As our Constitution was being written, 11 of the 13 colonies incorporated religious language in their founding documents. Only New York and Virginia did not. Of course, most allowed only Protestants to hold office. Many feared that Roman Catholics would be more loyal to the Pope (a prejudice that re-surfaced in the election of John Kennedy). Jews were banned from office in Pennsylvania, along with Quakers, Mennonites, and Moravians. Moravians, incidentally, were the first to establish missions to the slaves. New York's colonial government expelled them in 1744. In Delaware, sworn belief in the Trinity was required.

The men who wrote our Constitution knew all too well the history of religious bias empowered by government -- in this country and abroad, recently and historically -- not merely division but sickening horror.
[Photo of an "ear-nailing" courtesy
of the The Colonial Williamsburg Foundation
www.history.org/foundation/journal]

Few humans or institutions are potentially more dangerous than those cocksure they know all about a supernatural God ... or are able to convince others they do. And, my opinion is that the ugly potential not only remains today, but is gathering venom.
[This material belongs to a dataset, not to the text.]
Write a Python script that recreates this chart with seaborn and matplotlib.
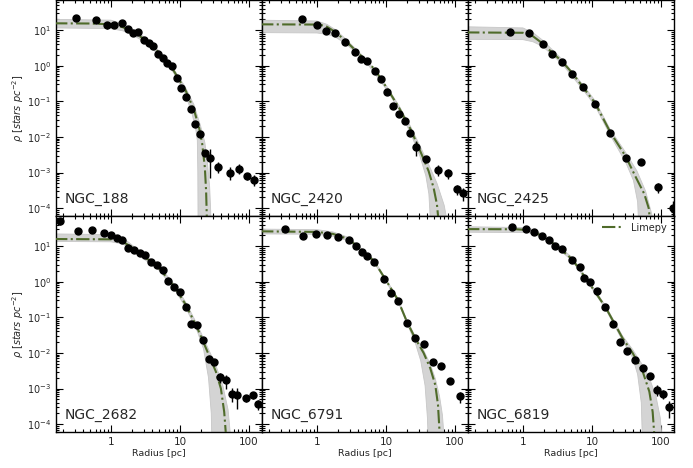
import numpy as np
import matplotlib
matplotlib.use("Agg")
import matplotlib.pyplot as plt
from matplotlib.ticker import FuncFormatter, LogLocator, FixedLocator
import seaborn as sns

# ---- data (radius in pc, surface density in stars pc^-2) ----
names = ["NGC_188", "NGC_2420", "NGC_2425", "NGC_2682", "NGC_6791", "NGC_6819"]

# NGC_188
r_188 = [0.31, 0.60, 0.87, 1.12, 1.44, 1.77, 2.09, 2.50, 2.98, 3.52, 4.09, 4.77, 5.65, 6.55, 7.64,
         8.95, 10.5, 12.2, 14.3, 16.8, 19.6, 22.9, 26.9, 35.9, 52.6, 71.2, 94.2, 118]
rho_188 = [22.2, 19.1, 13.5, 13.5, 15.5, 10.9, 8.07, 8.6, 5.2, 4.38, 3.6, 2.10, 1.65, 1.19, 0.96,
           0.44, 0.24, 0.13, 0.060, 0.0236, 0.0121, 0.0035, 0.0026, 0.00144, 0.00100, 0.00129, 0.00080, 0.00063]
err_188 = [2, 1.5, 3, 1, 1.2, 0.8, 0.6, 0.6, 0.4, 0.3, 0.25, 0.15, 0.12, 0.08, 0.06,
           0.03, 0.02, 0.01, 0.005, 0.002, 0.001, 0.0006, 0.0019, 0.0005, 0.0004, 0.0004, 0.0002, 0.0002]
mod_r_188 = [0.15, 0.5, 1.0, 1.5, 2.0, 3.0, 5.0, 8.0, 12, 16, 19, 21, 23, 24, 24.6, 25]
mod_rho_188 = [15.5, 15.3, 14.5, 12, 9.2, 5.7, 2.3, 0.76, 0.21, 0.058, 0.018, 0.0067, 0.0014, 0.0003, 0.00005, 0.00001]
hi_r_188 = [0.15, 1.0, 1.5, 2.0, 3.0, 5.0, 8.0, 12, 16, 20, 23, 25, 27, 28, 28.5]
hi_rho_188 = [20, 19, 15, 11, 6.5, 2.6, 0.85, 0.25, 0.08, 0.02, 0.007, 0.002, 0.0004, 0.00008, 0.00001]
lo_r_188 = [0.15, 1.0, 1.5, 2.0, 3.0, 5.0, 8.0, 12, 15, 17, 17.9, 18.2, 18.4]
lo_rho_188 = [11.5, 11, 9.5, 7.5, 4.8, 2.0, 0.66, 0.16, 0.045, 0.016, 0.008, 0.001, 0.00001]

# NGC_2420
r_2420 = [0.60, 1.0, 1.35, 1.82, 2.55, 3.52, 4.37, 5.41, 6.9, 8.57, 10.5, 12.6, 15.5, 18.9, 22.7,
          27.6, 38, 56.9, 79.7, 108, 132]
rho_2420 = [20.5, 13.8, 9.55, 8.07, 4.68, 2.44, 1.58, 1.39, 0.71, 0.42, 0.18, 0.076, 0.045, 0.0287, 0.0129,
            0.0053, 0.0024, 0.0012, 0.00095, 0.00034, 0.00026]
err_2420 = [1.5, 1, 0.7, 0.6, 0.35, 0.18, 0.12, 0.1, 0.05, 0.03, 0.013, 0.006, 0.004, 0.003, 0.0015,
            0.0023, 0.0003, 0.0004, 0.0003, 0.0001, 0.0001]
mod_r_2420 = [0.15, 1.09, 1.4, 1.82, 2.55, 3.52, 5.41, 6.9, 10.5, 15.5, 22.7, 31.3, 41.6, 49.2, 55, 58.2, 59]
mod_rho_2420 = [14.5, 14.3, 12.4, 9.0, 5.2, 2.85, 1.27, 0.79, 0.225, 0.066, 0.0166, 0.0041, 0.0011, 0.00037,
                0.000125, 0.00004, 0.00001]
hi_r_2420 = [0.15, 1.0, 1.4, 1.82, 2.55, 3.52, 5.41, 10.5, 15.5, 22.7, 31.3, 41.6, 55, 70, 80, 84]
hi_rho_2420 = [19, 18, 14.5, 10.5, 5.9, 3.2, 1.4, 0.25, 0.075, 0.02, 0.0055, 0.0017, 0.0005, 0.00012, 0.00003, 0.00001]
lo_r_2420 = [0.15, 1.0, 1.4, 1.82, 2.55, 3.52, 5.41, 10.5, 15.5, 22.7, 31.3, 38, 42, 44, 45]
lo_rho_2420 = [8.5, 8.3, 7.6, 6.5, 4.3, 2.5, 1.12, 0.2, 0.057, 0.013, 0.0028, 0.0008, 0.00025, 0.00005, 0.00001]

# NGC_2425
r_2425 = [0.65, 1.23, 1.93, 2.67, 3.65, 5.22, 7.31, 11.1, 18.5, 31, 51.9, 91.8, 148]
rho_2425 = [8.96, 8.07, 4.03, 2.1, 1.30, 0.60, 0.26, 0.085, 0.0132, 0.0025, 0.0020, 0.00038, 0.0001]
err_2425 = [0.7, 0.6, 0.3, 0.15, 0.1, 0.04, 0.02, 0.006, 0.001, 0.0003, 0.0004, 0.00012, 0.00006]
mod_r_2425 = [0.15, 1.0, 1.4, 1.93, 2.67, 3.65, 5.22, 7.31, 11.1, 18.5, 31, 43.4, 57.5, 66.6, 70, 71]
mod_rho_2425 = [8.6, 8.4, 6.7, 4.2, 2.3, 1.35, 0.62, 0.26, 0.09, 0.0135, 0.0028, 0.00073, 0.00025, 0.0001,
                0.00004, 0.00001]
hi_r_2425 = [0.15, 1.0, 1.4, 1.93, 3.65, 7.31, 11.1, 18.5, 31, 45, 60, 75, 83, 85]
hi_rho_2425 = [12.4, 11.5, 8.5, 5.2, 1.55, 0.3, 0.105, 0.016, 0.0036, 0.0011, 0.0003, 0.00006, 0.00002, 0.00001]
lo_r_2425 = [0.15, 1.0, 1.4, 1.93, 3.65, 7.31, 11.1, 18.5, 31, 40, 46, 49]
lo_rho_2425 = [5.5, 5.4, 4.7, 3.5, 1.15, 0.22, 0.075, 0.011, 0.0019, 0.0006, 0.00015, 0.00001]

# NGC_2682
r_2682 = [0.18, 0.33, 0.54, 0.79, 1.0, 1.22, 1.47, 1.78, 2.16, 2.6, 3.16, 3.77, 4.61, 5.65, 6.76,
          8.17, 10, 12.1, 14.7, 17.7, 21.4, 26, 31.4, 38, 46.5, 56.2, 68, 90, 115, 136]
rho_2682 = [50, 27, 28.8, 22.8, 20, 16.4, 15.1, 8.96, 7.55, 6.46, 5.45, 3.6, 2.86, 2.1, 1.05,
            0.69, 0.51, 0.20, 0.063, 0.060, 0.023, 0.0067, 0.0055, 0.0021, 0.0017, 0.00072, 0.00066,
            0.00054, 0.00067, 0.00037]
err_2682 = [12, 4, 3, 2, 1.5, 1.2, 1, 0.6, 0.5, 0.4, 0.35, 0.25, 0.2, 0.15, 0.08,
            0.05, 0.04, 0.015, 0.006, 0.006, 0.002, 0.001, 0.001, 0.0007, 0.0007, 0.0003, 0.0004,
            0.00012, 0.00015, 0.00012]
mod_r_2682 = [0.15, 1.0, 1.5, 2.0, 2.67, 4.68, 8.17, 12.1, 17.9, 25, 33.2, 39.3, 43.9, 46.5, 47.5]
mod_rho_2682 = [15.8, 15.5, 13, 9.5, 5.94, 2.78, 0.76, 0.23, 0.05, 0.011, 0.003, 0.001, 0.00022, 0.00005, 0.00001]
hi_r_2682 = [0.15, 1.0, 1.5, 2.67, 4.68, 8.17, 12.1, 17.9, 25, 33.2, 42, 50, 54, 56]
hi_rho_2682 = [22, 21, 17, 7, 3.2, 0.88, 0.27, 0.062, 0.015, 0.0045, 0.0012, 0.00025, 0.00005, 0.00001]
lo_r_2682 = [0.15, 1.0, 1.5, 2.67, 4.68, 8.17, 12.1, 17.9, 22, 26, 28.5, 29.5]
lo_rho_2682 = [13.5, 13.2, 11.5, 5.0, 2.4, 0.66, 0.19, 0.04, 0.013, 0.002, 0.0002, 0.00001]

# NGC_6791
r_6791 = [0.347, 0.62, 0.98, 1.42, 2.04, 2.89, 3.7, 4.53, 5.41, 6.68, 9.5, 12, 14.8, 20, 26.5,
          35.2, 47.6, 63, 84.4, 119]
rho_6791 = [30.2, 18.8, 22.2, 20.4, 17.6, 14.5, 10.2, 6.9, 5.2, 3.6, 1.19, 0.49, 0.28, 0.068, 0.027,
            0.018, 0.0057, 0.0044, 0.0016, 0.0006]
err_6791 = [2, 1.5, 1.5, 1.2, 1, 0.8, 0.6, 0.4, 0.3, 0.2, 0.07, 0.03, 0.02, 0.005, 0.002,
            0.0013, 0.0005, 0.0004, 0.0002, 0.0002]
mod_r_6791 = [0.15, 1.0, 1.71, 2.89, 4.53, 6.68, 9.5, 14.8, 20, 26.5, 35.2, 44, 52, 56.9, 60.3, 61]
mod_rho_6791 = [26, 25, 22, 15.8, 7.4, 3.85, 1.3, 0.32, 0.078, 0.026, 0.01, 0.0037, 0.00126, 0.00035,
                0.00005, 0.00001]
hi_r_6791 = [0.15, 1.0, 1.71, 2.89, 4.53, 6.68, 9.5, 14.8, 20, 26.5, 35.2, 44, 52, 60, 66, 70, 72]
hi_rho_6791 = [30, 29, 25, 17.5, 8.2, 4.2, 1.4, 0.35, 0.087, 0.03, 0.012, 0.0048, 0.0019, 0.0006, 0.00018,
               0.00004, 0.00001]
lo_r_6791 = [0.15, 1.0, 1.71, 2.89, 4.53, 6.68, 9.5, 14.8, 20, 26.5, 32, 37, 40, 42]
lo_rho_6791 = [22, 21.5, 19, 14, 6.7, 3.5, 1.2, 0.29, 0.07, 0.02, 0.006, 0.0012, 0.00015, 0.00001]

# NGC_6819
r_6819 = [0.69, 1.11, 1.46, 1.86, 2.41, 2.93, 3.65, 5.11, 6.68, 7.74, 9.25, 12, 15.5, 19.9, 25.4,
          32.4, 42.5, 55, 70, 87, 108, 129]
rho_6819 = [33.7, 29.5, 24.3, 19.5, 14.5, 9.8, 8.07, 4.2, 2.55, 1.27, 0.98, 0.54, 0.20, 0.066, 0.020,
            0.011, 0.0064, 0.0038, 0.0022, 0.00092, 0.00072, 0.0003]
err_6819 = [2, 1.5, 1.2, 1, 0.8, 0.6, 0.5, 0.25, 0.15, 0.08, 0.06, 0.03, 0.012, 0.004, 0.0015,
            0.001, 0.0006, 0.0004, 0.0003, 0.0003, 0.0002, 0.00015]
mod_r_6819 = [0.15, 0.8, 1.2, 1.89, 2.95, 5.17, 9.04, 15.8, 27.8, 38.9, 54.5, 68, 76, 80.3, 81]
mod_rho_6819 = [30, 29.7, 28.3, 19.5, 10.9, 4.3, 0.94, 0.19, 0.026, 0.01, 0.003, 0.00082, 0.00022, 0.00005, 0.00001]
hi_r_6819 = [0.15, 1.2, 1.89, 2.95, 5.17, 9.04, 15.8, 27.8, 38.9, 54.5, 70, 85, 98, 105, 108]
hi_rho_6819 = [35, 33, 22, 12, 4.8, 1.05, 0.21, 0.03, 0.0125, 0.0045, 0.0017, 0.0006, 0.00015, 0.00003, 0.00001]
lo_r_6819 = [0.15, 1.2, 1.89, 2.95, 5.17, 9.04, 15.8, 27.8, 38.9, 46, 52, 55]
lo_rho_6819 = [24.5, 24, 17.5, 9.8, 3.9, 0.85, 0.17, 0.022, 0.0075, 0.0025, 0.0004, 0.00001]

x_ticks = [1, 10, 100]
y_ticks = [1e-4, 1e-3, 1e-2, 1e-1, 1e0, 1e1]

panels = [
    (r_188, rho_188, err_188, mod_r_188, mod_rho_188, hi_r_188, hi_rho_188, lo_r_188, lo_rho_188),
    (r_2420, rho_2420, err_2420, mod_r_2420, mod_rho_2420, hi_r_2420, hi_rho_2420, lo_r_2420, lo_rho_2420),
    (r_2425, rho_2425, err_2425, mod_r_2425, mod_rho_2425, hi_r_2425, hi_rho_2425, lo_r_2425, lo_rho_2425),
    (r_2682, rho_2682, err_2682, mod_r_2682, mod_rho_2682, hi_r_2682, hi_rho_2682, lo_r_2682, lo_rho_2682),
    (r_6791, rho_6791, err_6791, mod_r_6791, mod_rho_6791, hi_r_6791, hi_rho_6791, lo_r_6791, lo_rho_6791),
    (r_6819, rho_6819, err_6819, mod_r_6819, mod_rho_6819, hi_r_6819, hi_rho_6819, lo_r_6819, lo_rho_6819),
]

sns.set_style("ticks")
plt.rcParams['font.family'] = ['DejaVu Sans']
plt.rcParams['mathtext.fontset'] = 'dejavusans'

line_col = '#4f6b2a'
band_col = '0.83'

fig, axes = plt.subplots(2, 3, figsize=(6.93, 4.68), dpi=100, sharex=True, sharey=True)
fig.subplots_adjust(left=0.0808, right=0.9726, top=1.0, bottom=0.0769, wspace=0, hspace=0)

for i, ax in enumerate(axes.flat):
    r, rho, err, mr, mrho, hr, hrho, lr, lrho = panels[i]
    ax.set_xscale('log')
    ax.set_yscale('log')

    # spread of model realisations
    ax.fill(list(hr) + list(lr[::-1]), list(hrho) + list(lrho[::-1]),
            color=band_col, lw=0, zorder=1)
    ax.plot(hr, hrho, color='0.78', lw=0.6, zorder=1)
    ax.plot(lr, lrho, color='0.78', lw=0.6, zorder=1)

    # best-fit model
    sns.lineplot(x=mr, y=mrho, ax=ax, sort=False, estimator=None, color=line_col,
                 linestyle='-.', lw=1.5, zorder=3, label='Limepy' if i == 5 else None)

    # observed profile
    ax.errorbar(r, rho, yerr=err, fmt='o', color='black', ms=5, elinewidth=1,
                capsize=0, zorder=4)

    ax.text(0.04, 0.045, names[i], transform=ax.transAxes, fontsize=10,
            ha='left', va='bottom')

    ax.set_xlim(0.16, 155)
    ax.set_ylim(6e-5, 70)
    ax.xaxis.set_major_locator(FixedLocator(x_ticks))
    ax.yaxis.set_major_locator(FixedLocator(y_ticks))
    ax.xaxis.set_minor_locator(LogLocator(base=10, subs=np.arange(2, 10)))
    ax.yaxis.set_minor_locator(LogLocator(base=10, subs=np.arange(2, 10)))
    ax.xaxis.set_major_formatter(FuncFormatter(lambda v, _: f"{v:g}"))
    ax.tick_params(which='both', direction='in', top=True, right=True,
                   color='black', width=0.8)
    ax.tick_params(axis='x', labelsize=7.5)
    ax.tick_params(axis='y', labelsize=7)
    ax.tick_params(which='major', length=5)
    ax.tick_params(which='minor', length=2.5)
    for s in ax.spines.values():
        s.set_color('black')
        s.set_linewidth(1)

    if i % 3 == 0:
        ax.set_ylabel(r'$\rho$ $[stars\ pc^{-2}]$', fontsize=7, labelpad=0.5)
    else:
        ax.set_ylabel('')
    if i >= 3:
        ax.set_xlabel('Radius [pc]', fontsize=6.8, labelpad=1.5)
    else:
        ax.set_xlabel('')

    if i == 5:
        ax.legend(loc='upper right', frameon=False, fontsize=7, handlelength=2.2,
                  borderaxespad=0.3)
    elif ax.get_legend() is not None:
        ax.get_legend().remove()

fig.savefig('out.png', dpi=100)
Yes, three-quarters of Americans now claim to be Christians. Depending on the definition and standards, some undoubtedly are. But whatever the evidence (or lack of it) to convict that same 75 percent as Christians, another 25 pct. make no such claim -- and are equally Americans, Constitutionally free to practice (or claim to practice) any religion or none -- so long as they do not infringe upon the rights of others.

The claim is often made that the Constitution is a Christian document and derives from the Judeo-Christian Bible, but seldom is any specific evidence delivered (or even requested). Where is the Biblical basis or argument for a democratic republic, separation of powers, checks and balances, a two-chamber legislature, the bill of rights with all the guarantees of liberties and protections -- like a trial by a jury of peers; freedom of press, speech and assembly? And, yes, freedom of and from religion? Indeed, what moral or civic values in our Constitution are exclusively representative of Christianity? Chapter and verse, please.

Of the 55 representatives who took part in writing our Constitution and the 39 who signed, all have been assigned some religious affiliation or other. Had they wished, they might very easily have inserted Christian language and prescriptions into the document. They deliberately did not. Even though there were precedents in colonial constitutions and in the Articles of Confederation, those precedents were deliberately rejected.

Charles Pinckney of South Carolina proposed inserting in Article 6, Section 3, the words "no religious test shall ever be required as a qualification to any office or public trust under the United States." His proposal was adopted with little discussion. James Madison, who would follow Thomas Jefferson as President, afterward wrote in the first line of the very first amendment: "Congress shall make no law respecting an establishment of religion."

There were, of course, passionate objections, widely debated during the ratification process. All those efforts to Christianize or even modestly religify our Constitution failed. A last ditch effort was made with the Virginia Initiative in the Spring of 1788, which proposed Article 6 be revised to read "no other religious test shall ever be required than a belief in the one only true God, who is the rewarder of the good, and the punisher of the evil." Even that failed.

Thank God.


Comments (1)

Angelo Lopez Author Profile Page:

Thank God indeed. I think the attempts by the Religious Right to gradually take control of our culture are dangerous, and one of the most insidious attempts is their attempts to make the Constitution something that it is not. This essay is a good defense of the secular nature of the document.

Here is a quote you might like. Thomas Jefferson wrote in the Notes On Virginia:

"Difference of opinion is advantageous in religion. The several sects perform the office of censor morum over each other. Is uniformity attainable? Millions of innocent men, women, and children, since the introduction of Christianity, have been burned, tortured, fined, imprisoned; yet we have not advanced one inch toward uniformity. What has been the effect of coercion? To make one half the world fools and the other half hypocrites; to support roguery and error all over the earth. Let us reflect that it is inhabited by a thousand different systems of religion; that ours is but one of that thousand; that if there be but one right, and ours that one, we should wish to see the nine hundred and ninety-nine wandering sects gathered into the fold of truth. But against such a majority we cannot effect this by force. Reason and persuasion are the only practicable instruments. To make way for these, free inquiry must be indulged; and how can we wish others to indulge it while we refuse it ourselves?"